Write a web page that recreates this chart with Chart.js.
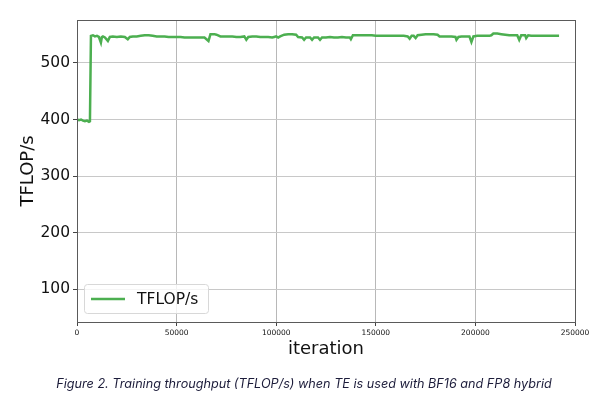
<!DOCTYPE html>
<html>
<head>
<meta charset="utf-8">
<script src="https://cdn.jsdelivr.net/npm/chart.js@4.4.1/dist/chart.umd.min.js"></script>
<style>
  html, body { margin: 0; padding: 0; background: #fff; }
  #wrap { position: relative; width: 604px; height: 397px; overflow: hidden; }
  #c { position: absolute; left: 0; top: 0; }
  #caption { position: absolute; left: 0; width: 604px; top: 376px; text-align: center;
    font-family: "Inter", "Open Sans", sans-serif; font-style: italic; font-size: 12.65px;
    color: #1c1c3a; padding-left: 4px; box-sizing: border-box; white-space: nowrap; }
</style>
</head>
<body>
<div id="wrap">
  <canvas id="c" width="604" height="397"></canvas>
  <div id="caption">Figure 2. Training throughput (TFLOP/s) when TE is used with BF16 and FP8 hybrid</div>
</div>
<script>
const seriesLabel = "TFLOP/s";
const xTitle = "iteration";
const yTitle = "TFLOP/s";
const yTickValues = [100, 200, 300, 400, 500];
const xTickValues = [0, 50000, 100000, 150000, 200000, 250000];

const iterations = [
  0, 1000, 2000, 3000, 4000, 5000, 6000, 6500, 7000, 8000, 9000, 10000, 11000, 12000, 12500, 13000,
  14000, 15500, 16500, 18000, 20000, 22000, 24000, 25500, 26500, 28000, 30000, 32000, 34000, 36000,
  38000, 40000, 42000, 44000, 46000, 48000, 50000, 52000, 54000, 56000, 58000, 60000, 62000, 64000,
  66000, 66500, 67000, 69000, 70000, 72000, 74000, 76000, 78000, 80000, 82000, 84000, 85000, 86000,
  88000, 90000, 92000, 94000, 96000, 98000, 99000, 100000, 101000, 102000, 104000, 106000, 108000,
  110000, 111000, 113000, 114000, 115000, 117000, 118000, 119000, 121000, 122000, 123000, 125000,
  127000, 129000, 131000, 133000, 135000, 137000, 137500, 138500, 140000, 142000, 144000, 146000,
  148000, 150000, 152000, 154000, 156000, 158000, 160000, 162000, 164000, 166000, 167000, 168000,
  169000, 170000, 171000, 173000, 175000, 177000, 179000, 181000, 182000, 184000, 186000, 188000,
  190000, 190500, 191500, 193000, 195000, 197000, 198000, 199000, 201000, 203000, 205000, 207000,
  208000, 209000, 211000, 213000, 215000, 217000, 219000, 221000, 222000, 223000, 225000, 225500,
  226500, 228000, 230000, 232000, 234000, 236000, 238000, 240000, 242000
];
const tflops = [
  400, 399, 400, 398, 397, 398, 396, 397, 548, 549, 547, 548, 546, 536, 546, 547,
  545, 539, 546, 547, 546, 547, 546, 542, 546, 547, 547, 548, 549, 549,
  548, 547, 547, 547, 546, 546, 546, 546, 545, 545, 545, 545, 545, 545,
  539, 545, 551, 551, 550, 547, 547, 547, 547, 546, 546, 547, 541, 546,
  547, 547, 546, 546, 546, 545, 546, 547, 545, 547, 550, 551, 551,
  550, 546, 545, 541, 545, 545, 541, 545, 545, 541, 545, 545,
  546, 545, 545, 546, 545, 545, 542, 549, 549, 549, 549, 549,
  549, 548, 548, 548, 548, 548, 548, 548, 548, 547, 543, 548,
  548, 544, 549, 550, 551, 551, 551, 550, 547, 547, 547, 547,
  546, 541, 546, 547, 547, 547, 537, 547, 548, 548, 548, 548,
  549, 552, 552, 551, 550, 549, 549, 549, 541, 549, 549, 544,
  549, 548, 548, 548, 548, 548, 548, 548, 548
];

const framePlugin = {
  id: 'frame',
  afterDatasetsDraw(chart) {
    const a = chart.chartArea, ctx = chart.ctx;
    ctx.save();
    ctx.strokeStyle = '#5a5a5a';
    ctx.lineWidth = 1;
    ctx.strokeRect(Math.round(a.left) + 0.5, Math.round(a.top) + 0.5,
                   Math.round(a.right - a.left), Math.round(a.bottom - a.top));
    ctx.restore();
  },
  afterDraw(chart) {
    const a = chart.chartArea, ctx = chart.ctx;
    const ds = chart.data.datasets[0];
    const x = a.left + 7, y = a.bottom - 38, w = 124, h = 29, r = 3;
    ctx.save();
    ctx.fillStyle = 'rgba(255,255,255,0.8)';
    ctx.strokeStyle = '#d8d8d8';
    ctx.lineWidth = 1;
    ctx.beginPath();
    ctx.roundRect(x + 0.5, y + 0.5, w, h, r);
    ctx.fill();
    ctx.stroke();
    ctx.strokeStyle = ds.borderColor;
    ctx.lineWidth = 2.5;
    ctx.beginPath();
    ctx.moveTo(x + 7, y + h / 2 + 0.5);
    ctx.lineTo(x + 41, y + h / 2 + 0.5);
    ctx.stroke();
    ctx.fillStyle = '#111';
    ctx.font = '15.5px "DejaVu Sans"';
    ctx.textBaseline = 'middle';
    ctx.fillText(ds.label, x + 53, y + h / 2 + 1);
    ctx.restore();
  }
};

new Chart(document.getElementById('c'), {
  type: 'line',
  data: {
    datasets: [{
      label: seriesLabel,
      data: iterations.map((it, i) => ({ x: it, y: tflops[i] })),
      borderColor: '#4caf50',
      backgroundColor: '#4caf50',
      borderWidth: 2.5,
      pointRadius: 0,
      tension: 0,
      fill: false
    }]
  },
  options: {
    responsive: false,
    animation: false,
    layout: { padding: { left: 0, right: 29, top: 20, bottom: 37 } },
    plugins: { legend: { display: false }, tooltip: { enabled: false } },
    scales: {
      x: {
        type: 'linear',
        min: 0, max: 250000,
        afterBuildTicks: s => { s.ticks = xTickValues.map(v => ({ value: v })); },
        afterFit: s => { s.height = 38; },
        grid: { color: '#b8b8b8', lineWidth: 1, tickLength: 4, tickColor: '#444', drawTicks: true },
        border: { display: false },
        ticks: {
          color: '#111', padding: 3, maxRotation: 0,
          font: { family: 'DejaVu Sans', size: 7.5 },
          callback: v => String(v)
        },
        title: { display: true, text: xTitle, color: '#111',
                 font: { family: 'DejaVu Sans', size: 18 }, padding: { top: 0, bottom: 0 } }
      },
      y: {
        type: 'linear',
        min: 42, max: 576,
        afterBuildTicks: s => { s.ticks = yTickValues.map(v => ({ value: v })); },
        afterFit: s => { s.width = 77; },
        grid: { color: '#c8c8c8', lineWidth: 1, tickLength: 4, tickColor: '#444', drawTicks: true },
        border: { display: false },
        ticks: {
          color: '#111', padding: 3,
          font: { family: 'DejaVu Sans', size: 15.5 },
          callback: v => String(v)
        },
        title: { display: true, text: yTitle, color: '#111',
                 font: { family: 'DejaVu Sans', size: 18 }, padding: { top: 18, bottom: 0 } }
      }
    }
  },
  plugins: [framePlugin]
});
</script>
</body>
</html>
• • • • •
Work to complete:
Using the listing above, locate the lines that hold "with" and copy each one.

Solved problem:
Write a web page that recreates this chart with Chart.js.
  <div id="caption">Figure 2. Training throughput (TFLOP/s) when TE is used with BF16 and FP8 hybrid</div>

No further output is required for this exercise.